Ecco il nostro dovere più importante: quando ce ne andremo, dobbiamo portare con noi negli Stati Uniti tutti gli uomini e le donne, e le loro famiglie, che sono a rischio di persecuzione, prigionia o morte a causa della nostra invasione, direttamente, perché hanno collaborato con noi, ma anche indirettamente, perché hanno manifestato per la democrazia, organizzato sindacati o aperto scuole per ragazze sotto la nostra copertura. Non importa se era nostra intenzione offrire o meno questa copertura, anche se penso che molti americani che sono andati in Afghanistan volessero fare proprio questo. Si tratta di un obbligo morale assoluto. Probabilmente un gran numero di uomini e donne a rischio vorranno rimanere dove sono e continuare la loro lotta politica; dovremmo assicurarci che abbiano le risorse che possiamo fornire. Ma tutte le persone che vogliono andarsene, qualunque sia il loro numero, dovrebbero essere prese con le nostre truppe e i nostri diplomatici. Dovremmo prepararci ad accoglierli quando arriveranno e aiutarli a stabilirsi negli Stati Uniti.

Un esempio da seguire

Uscite come questa hanno una lunga storia, in gran parte disonorevole. Ma c’è un esempio da cui dovremmo trarre ispirazione: l’uscita della Gran Bretagna dalle colonie americane nel 1783. Dovettero riportare in Inghilterra decine di migliaia delle proprie truppe, su navi che ne potevano trasportarne solo poche centinaia alla volta. Ma riuscirono anche a portare via un gran numero di lealisti, i conservatori americani che sarebbero stati nei guai nella nuova repubblica e ai quali avevano promesso protezione. La maggior parte dei lealisti si raccolse nella città di New York (un numero minore fu evacuato dai porti meridionali) e aspettò – alcuni per mesi – prima che tutti fossero imbarcati: la maggior parte, circa 30mila, in Nuova Scozia, i più ricchi in Inghilterra. Circa tremila schiavi neri se ne andarono con i loro proprietari ma, come scrive lo storico Stanley Weintraub, «schiavi anziani, malati e altrimenti indifesi» furono «cinicamente abbandonati in libertà perché inabili al lavoro». Non so cosa significasse “libertà” a New York nel 1783. Immagino si dovrebbe dire che gli inglesi agirono in modo onorevole solo fino a un certo punto. I francesi fecero molto peggio quando lasciarono l’Algeria alla fine nel 1962, lasciandosi dietro migliaia di Harki, algerini musulmani che avevano combattuto per la Francia in unità di “autodifesa” appositamente organizzate o che avevano collaborato in altri modi. Anche a loro era stata promessa protezione e circa in 25mila riuscirono ad arrivare in Francia nel caotico esodo che seguì il riconoscimento francese dell’indipendenza algerina (altri arrivarono negli anni successivi).

Evitare un altro Vietnam

In Francia, scrive lo storico Todd Shepard, gli Harki sono stati confinati per anni in campi profughi. Decine di migliaia però sono stati abbandonati al loro destino: torturati e assassinati dai nazionalisti algerini.

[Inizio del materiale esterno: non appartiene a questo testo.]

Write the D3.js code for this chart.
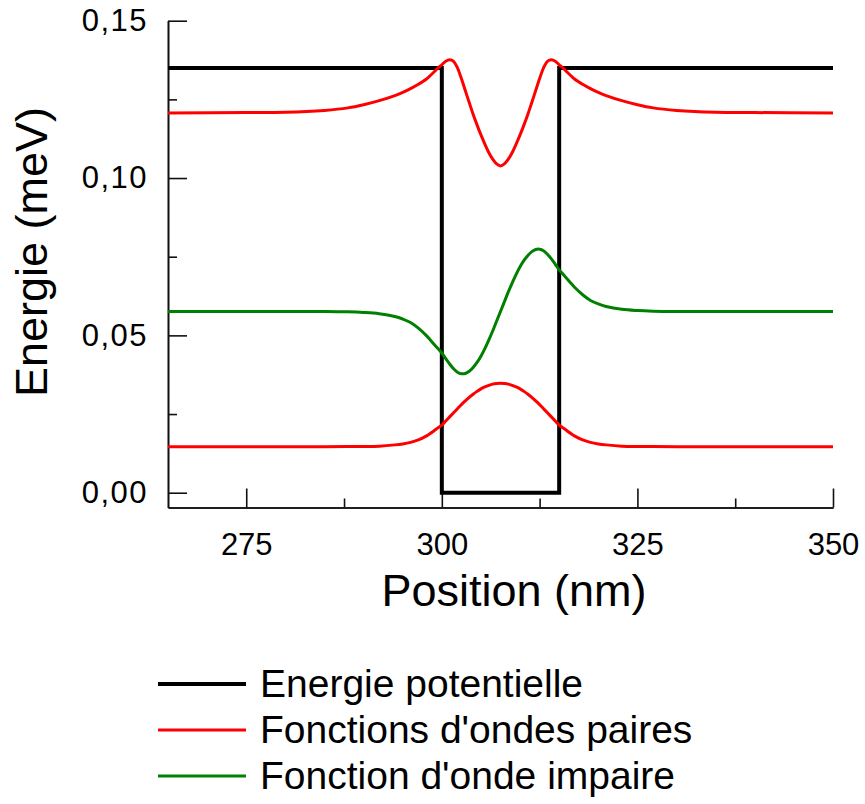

Il comportamento degli americani in Vietnam non è stato molto migliore. Nei mesi precedenti al crollo del regime sudvietnamita nel 1975, gli americani sul campo, senza supporto ufficiale, aiutarono migliaia di vietnamiti a rischio a fuggire su aerei diretti negli Stati Uniti. I leader politici e militari americani però mentirono a sé stessi sulla nostra imminente sconfitta e non pianificarono un ritiro ordinato. Alla fine riuscimmo a malapena a portare indietro la nostra gente. Un gran numero di uomini e donne vietnamiti che avevano lavorato o combattuto con noi furono lasciati indietro. Molti furono uccisi dai comunisti vincitori; molti altri furono spediti nei campi di “rieducazione”; migliaia fuggirono da soli, via mare, pericolosamente, e alcuni di questi “migranti per mare” alla fine hanno trovato la loro strada verso gli Stati Uniti. Ma abbiamo deluso la maggior parte di quelli per cui dicevamo di combattere.

In Afghanistan abbiamo il tempo per pianificare la logistica e la moralità della nostra uscita. Pensare ai dettagli, farlo bene questa volta, può anche aiutarci a pensare più chiaramente, la prossima volta, a ciò che implica entrare, agli obblighi che derivano dalle guerre, sia giuste che ingiuste.